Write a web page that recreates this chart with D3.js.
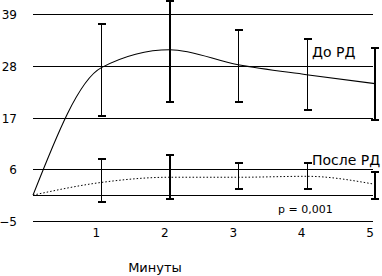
<!DOCTYPE html>
<html><head><meta charset="utf-8">
<script src="https://cdn.jsdelivr.net/npm/d3@7"></script>
<style>body{margin:0;background:#fff}svg{display:block}text{font-family:"DejaVu Sans",sans-serif;fill:#000}</style>
</head><body>
<script>
const minutes = [0, 1, 2, 3, 4, 5];
const beforeMean = [0.5, 27.6, 31.4, 28.2, 26.1, 24.2];
const beforeLow = [null, 17.4, 20.4, 20.4, 18.7, 16.4];
const beforeHigh = [null, 36.9, 41.7, 35.6, 33.7, 31.8];
const afterMean = [0.5, 3.2, 4.3, 4.3, 4.5, 2.8];
const afterLow = [null, -1.0, -0.4, 1.8, 1.8, -0.4];
const afterHigh = [null, 8.2, 9.0, 7.3, 7.3, 5.4];
const thickBars = [false, false, true, false, false, true];
const yTicks = [39, 28, 17, 6, -5];
const baseline = 0.5;
const xTickLabels = ["1", "2", "3", "4", "5"];

const W = 382, H = 276;
const svg = d3.select("body").append("svg").attr("width", W).attr("height", H);
const x = d3.scaleLinear().domain([0, 5]).range([33, 375]);
const y = d3.scaleLinear().domain([-5, 39]).range([221, 14]);

// gridlines
svg.selectAll("line.grid").data(yTicks.concat([baseline])).enter().append("line")
  .attr("x1", 33).attr("x2", 373)
  .attr("y1", d => Math.round(y(d)) + 0.5).attr("y2", d => Math.round(y(d)) + 0.5)
  .attr("stroke", "#000").attr("stroke-width", 1).attr("shape-rendering", "crispEdges");

// y labels
svg.selectAll("text.yl").data(yTicks).enter().append("text")
  .attr("x", 17).attr("y", d => y(d) + 5).attr("text-anchor", "end")
  .attr("font-size", 12).text(d => d < 0 ? "\u2212" + Math.abs(d) : d);

// x labels
svg.selectAll("text.xl").data(xTickLabels).enter().append("text")
  .attr("x", (d, i) => x(i + 1) - 5).attr("y", 237).attr("text-anchor", "middle")
  .attr("font-size", 12).text(d => d);

svg.append("text").attr("x", 155).attr("y", 272).attr("text-anchor", "middle")
  .attr("font-size", 13).text("Минуты");

// lines
const line = d3.line().x((d, i) => x(minutes[i])).y(d => y(d)).curve(d3.curveMonotoneX);
svg.append("path").attr("d", line(beforeMean)).attr("fill", "none").attr("stroke", "#000").attr("stroke-width", 1.1);
svg.append("path").attr("d", line(afterMean)).attr("fill", "none").attr("stroke", "#000").attr("stroke-width", 1).attr("stroke-dasharray", "1.5,2");

// error bars
function bars(low, high) {
  minutes.forEach((m, i) => {
    if (low[i] == null) return;
    const sw = thickBars[i] ? 2 : 1;
    const cx = Math.round(x(m)) + (thickBars[i] ? 0 : 0.5);
    const g = svg.append("g").attr("stroke", "#000").attr("stroke-width", sw).attr("shape-rendering", "crispEdges");
    g.append("line").attr("x1", cx).attr("x2", cx).attr("y1", y(high[i])).attr("y2", y(low[i]));
    g.append("line").attr("x1", cx - 4).attr("x2", cx + 4).attr("y1", y(high[i])).attr("y2", y(high[i])).attr("stroke-width", 2);
    g.append("line").attr("x1", cx - 4).attr("x2", cx + 4).attr("y1", y(low[i])).attr("y2", y(low[i])).attr("stroke-width", 2);
  });
}
bars(beforeLow, beforeHigh);
bars(afterLow, afterHigh);

svg.append("text").attr("x", 312).attr("y", 57).attr("font-size", 14).text("До РД");
svg.append("text").attr("x", 312).attr("y", 165).attr("font-size", 14).text("После РД");
svg.append("text").attr("x", 278).attr("y", 213).attr("font-size", 11).text("p = 0,001");
</script>
</body></html>
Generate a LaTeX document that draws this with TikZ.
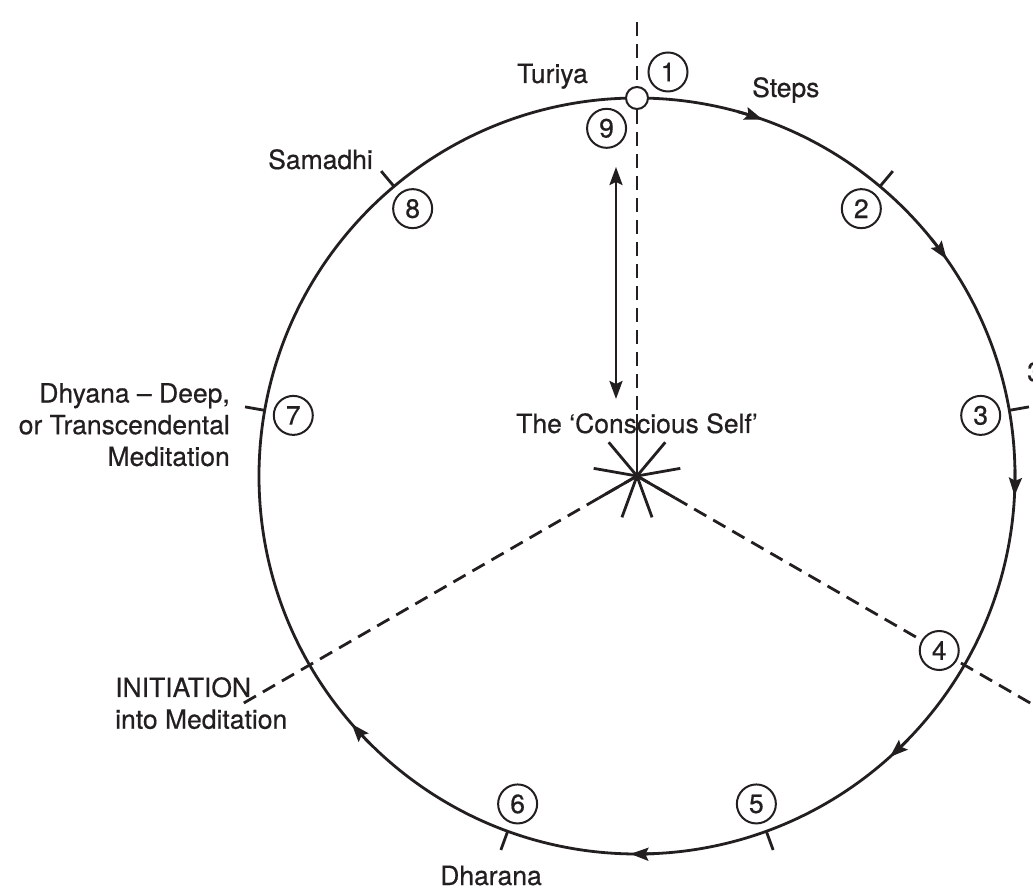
\documentclass[tikz,border=0pt]{standalone}
\usepackage{fontspec}
\setmainfont{TeX Gyre Heros}[FakeBold=0.5]
\usepackage{tikz}
\usetikzlibrary{arrows.meta,calc}
\definecolor{InkDark}{HTML}{231F20}
\tikzset{cyc/.tip={Stealth[length=18pt,width=13pt,inset=3pt]}}

\begin{document}
\begin{tikzpicture}[x=1pt,y=1pt,
          every node/.style={font=\fontsize{26.5}{31.7}\selectfont,
            text=InkDark, inner sep=0pt},
          ink/.style={draw=InkDark, line width=2.8pt},
          rayline/.style={ink, dash pattern=on 14pt off 8pt},
          numnode/.style={circle, draw=InkDark, fill=white, line width=2pt,
            minimum size=39pt},
          ar/.style={draw=InkDark, line width=2.6pt, {cyc}-{cyc}}]
        \useasboundingbox (-637,-414) rectangle (396,476);
        \coordinate (self) at (0,0);
        \coordinate (topend) at (0,461);
        \coordinate (initend) at (210:460);
        \coordinate (fourend) at (330:470);
        \coordinate (uptip) at (-21,309);
        \coordinate (downtip) at (-21,77);
        % the path of the steps
        \draw[ink] (self) circle[radius=378];
        \foreach \a in {70.6,35,-3,-48,269,221}
          \draw[ink, -{cyc}] ($(self)+(\a+4:378)$)
            arc[start angle=\a+4, end angle=\a, radius=378];
        \foreach \a in {10,50,130,170,250,290}
          \draw[ink] ($(self)+(\a:378)$) -- ++(\a:20);
        % dashed lines out of the centre
        \draw[rayline] (self) -- (topend);
        \draw[rayline] (self) -- (initend);
        \draw[rayline] (self) -- (fourend);
        \foreach \a/\l in {10/44,50/44,90/62,130/44,170/44,210/44,250/44,290/44,330/44}
          \draw[ink] (self) -- ++(\a:\l);
        \draw[ar] (uptip) -- (downtip);
        \node[circle, draw=InkDark, line width=2pt, fill=white, minimum size=22pt]
        (turiyapt) at (0,378) {};
        % numbered steps
        \node[numnode] (n1) at (31,404) {1};
        \foreach \n/\a in {2/50,3/10,4/330,5/290,6/250,7/170,8/130,9/95}
          \node[numnode] (n\n) at ($(self)+(\a:349)$) {\n};
        % labels
        \node[anchor=base east] (turiya) at (-49,393) {Turiya};
        \node[anchor=base west] (steps) at (115,379) {Steps};
        \node[anchor=base east] (samadhi) at (-264,307) {Samadhi};
        \node[anchor=north east, align=right] (dhyana) at (-407,93)
        {Dhyana -- Deep,\\or Transcendental\\Meditation};
        \node[anchor=north west, align=left] (initiation) at (-522,-201)
        {INITIATION\\into Meditation};
        \node[anchor=base] (dharana) at (-146,-409) {Dharana};
        \node[anchor=base] (selflabel) at (0,43) {The `Conscious Self'};
        \node[anchor=west] (three) at (390,104) {3};
      \end{tikzpicture}
\end{document}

***

* Task objective *
Copy every line of the data word for word, omitting the images.

* In response *
Write a web page that recreates this chart with D3.js.
<!DOCTYPE html>
<html><head><meta charset="utf-8">
<script src="https://cdn.jsdelivr.net/npm/d3@7"></script>
<style>body{margin:0;background:#fff}svg{display:block}text{font-family:"DejaVu Sans",sans-serif;fill:#000}</style>
</head><body>
<script>
const minutes = [0, 1, 2, 3, 4, 5];
const beforeMean = [0.5, 27.6, 31.4, 28.2, 26.1, 24.2];
const beforeLow = [null, 17.4, 20.4, 20.4, 18.7, 16.4];
const beforeHigh = [null, 36.9, 41.7, 35.6, 33.7, 31.8];
const afterMean = [0.5, 3.2, 4.3, 4.3, 4.5, 2.8];
const afterLow = [null, -1.0, -0.4, 1.8, 1.8, -0.4];
const afterHigh = [null, 8.2, 9.0, 7.3, 7.3, 5.4];
const thickBars = [false, false, true, false, false, true];
const yTicks = [39, 28, 17, 6, -5];
const baseline = 0.5;
const xTickLabels = ["1", "2", "3", "4", "5"];

const W = 382, H = 276;
const svg = d3.select("body").append("svg").attr("width", W).attr("height", H);
const x = d3.scaleLinear().domain([0, 5]).range([33, 375]);
const y = d3.scaleLinear().domain([-5, 39]).range([221, 14]);

// gridlines
svg.selectAll("line.grid").data(yTicks.concat([baseline])).enter().append("line")
  .attr("x1", 33).attr("x2", 373)
  .attr("y1", d => Math.round(y(d)) + 0.5).attr("y2", d => Math.round(y(d)) + 0.5)
  .attr("stroke", "#000").attr("stroke-width", 1).attr("shape-rendering", "crispEdges");

// y labels
svg.selectAll("text.yl").data(yTicks).enter().append("text")
  .attr("x", 17).attr("y", d => y(d) + 5).attr("text-anchor", "end")
  .attr("font-size", 12).text(d => d < 0 ? "\u2212" + Math.abs(d) : d);

// x labels
svg.selectAll("text.xl").data(xTickLabels).enter().append("text")
  .attr("x", (d, i) => x(i + 1) - 5).attr("y", 237).attr("text-anchor", "middle")
  .attr("font-size", 12).text(d => d);

svg.append("text").attr("x", 155).attr("y", 272).attr("text-anchor", "middle")
  .attr("font-size", 13).text("Минуты");

// lines
const line = d3.line().x((d, i) => x(minutes[i])).y(d => y(d)).curve(d3.curveMonotoneX);
svg.append("path").attr("d", line(beforeMean)).attr("fill", "none").attr("stroke", "#000").attr("stroke-width", 1.1);
svg.append("path").attr("d", line(afterMean)).attr("fill", "none").attr("stroke", "#000").attr("stroke-width", 1).attr("stroke-dasharray", "1.5,2");

// error bars
function bars(low, high) {
  minutes.forEach((m, i) => {
    if (low[i] == null) return;
    const sw = thickBars[i] ? 2 : 1;
    const cx = Math.round(x(m)) + (thickBars[i] ? 0 : 0.5);
    const g = svg.append("g").attr("stroke", "#000").attr("stroke-width", sw).attr("shape-rendering", "crispEdges");
    g.append("line").attr("x1", cx).attr("x2", cx).attr("y1", y(high[i])).attr("y2", y(low[i]));
    g.append("line").attr("x1", cx - 4).attr("x2", cx + 4).attr("y1", y(high[i])).attr("y2", y(high[i])).attr("stroke-width", 2);
    g.append("line").attr("x1", cx - 4).attr("x2", cx + 4).attr("y1", y(low[i])).attr("y2", y(low[i])).attr("stroke-width", 2);
  });
}
bars(beforeLow, beforeHigh);
bars(afterLow, afterHigh);

svg.append("text").attr("x", 312).attr("y", 57).attr("font-size", 14).text("До РД");
svg.append("text").attr("x", 312).attr("y", 165).attr("font-size", 14).text("После РД");
svg.append("text").attr("x", 278).attr("y", 213).attr("font-size", 11).text("p = 0,001");
</script>
</body></html>
Generate a LaTeX document that draws this with TikZ.
\documentclass[tikz,border=0pt]{standalone}
\usepackage{fontspec}
\setmainfont{TeX Gyre Heros}[FakeBold=0.5]
\usepackage{tikz}
\usetikzlibrary{arrows.meta,calc}
\definecolor{InkDark}{HTML}{231F20}
\tikzset{cyc/.tip={Stealth[length=18pt,width=13pt,inset=3pt]}}

\begin{document}
\begin{tikzpicture}[x=1pt,y=1pt,
          every node/.style={font=\fontsize{26.5}{31.7}\selectfont,
            text=InkDark, inner sep=0pt},
          ink/.style={draw=InkDark, line width=2.8pt},
          rayline/.style={ink, dash pattern=on 14pt off 8pt},
          numnode/.style={circle, draw=InkDark, fill=white, line width=2pt,
            minimum size=39pt},
          ar/.style={draw=InkDark, line width=2.6pt, {cyc}-{cyc}}]
        \useasboundingbox (-637,-414) rectangle (396,476);
        \coordinate (self) at (0,0);
        \coordinate (topend) at (0,461);
        \coordinate (initend) at (210:460);
        \coordinate (fourend) at (330:470);
        \coordinate (uptip) at (-21,309);
        \coordinate (downtip) at (-21,77);
        % the path of the steps
        \draw[ink] (self) circle[radius=378];
        \foreach \a in {70.6,35,-3,-48,269,221}
          \draw[ink, -{cyc}] ($(self)+(\a+4:378)$)
            arc[start angle=\a+4, end angle=\a, radius=378];
        \foreach \a in {10,50,130,170,250,290}
          \draw[ink] ($(self)+(\a:378)$) -- ++(\a:20);
        % dashed lines out of the centre
        \draw[rayline] (self) -- (topend);
        \draw[rayline] (self) -- (initend);
        \draw[rayline] (self) -- (fourend);
        \foreach \a/\l in {10/44,50/44,90/62,130/44,170/44,210/44,250/44,290/44,330/44}
          \draw[ink] (self) -- ++(\a:\l);
        \draw[ar] (uptip) -- (downtip);
        \node[circle, draw=InkDark, line width=2pt, fill=white, minimum size=22pt]
        (turiyapt) at (0,378) {};
        % numbered steps
        \node[numnode] (n1) at (31,404) {1};
        \foreach \n/\a in {2/50,3/10,4/330,5/290,6/250,7/170,8/130,9/95}
          \node[numnode] (n\n) at ($(self)+(\a:349)$) {\n};
        % labels
        \node[anchor=base east] (turiya) at (-49,393) {Turiya};
        \node[anchor=base west] (steps) at (115,379) {Steps};
        \node[anchor=base east] (samadhi) at (-264,307) {Samadhi};
        \node[anchor=north east, align=right] (dhyana) at (-407,93)
        {Dhyana -- Deep,\\or Transcendental\\Meditation};
        \node[anchor=north west, align=left] (initiation) at (-522,-201)
        {INITIATION\\into Meditation};
        \node[anchor=base] (dharana) at (-146,-409) {Dharana};
        \node[anchor=base] (selflabel) at (0,43) {The `Conscious Self'};
        \node[anchor=west] (three) at (390,104) {3};
      \end{tikzpicture}
\end{document}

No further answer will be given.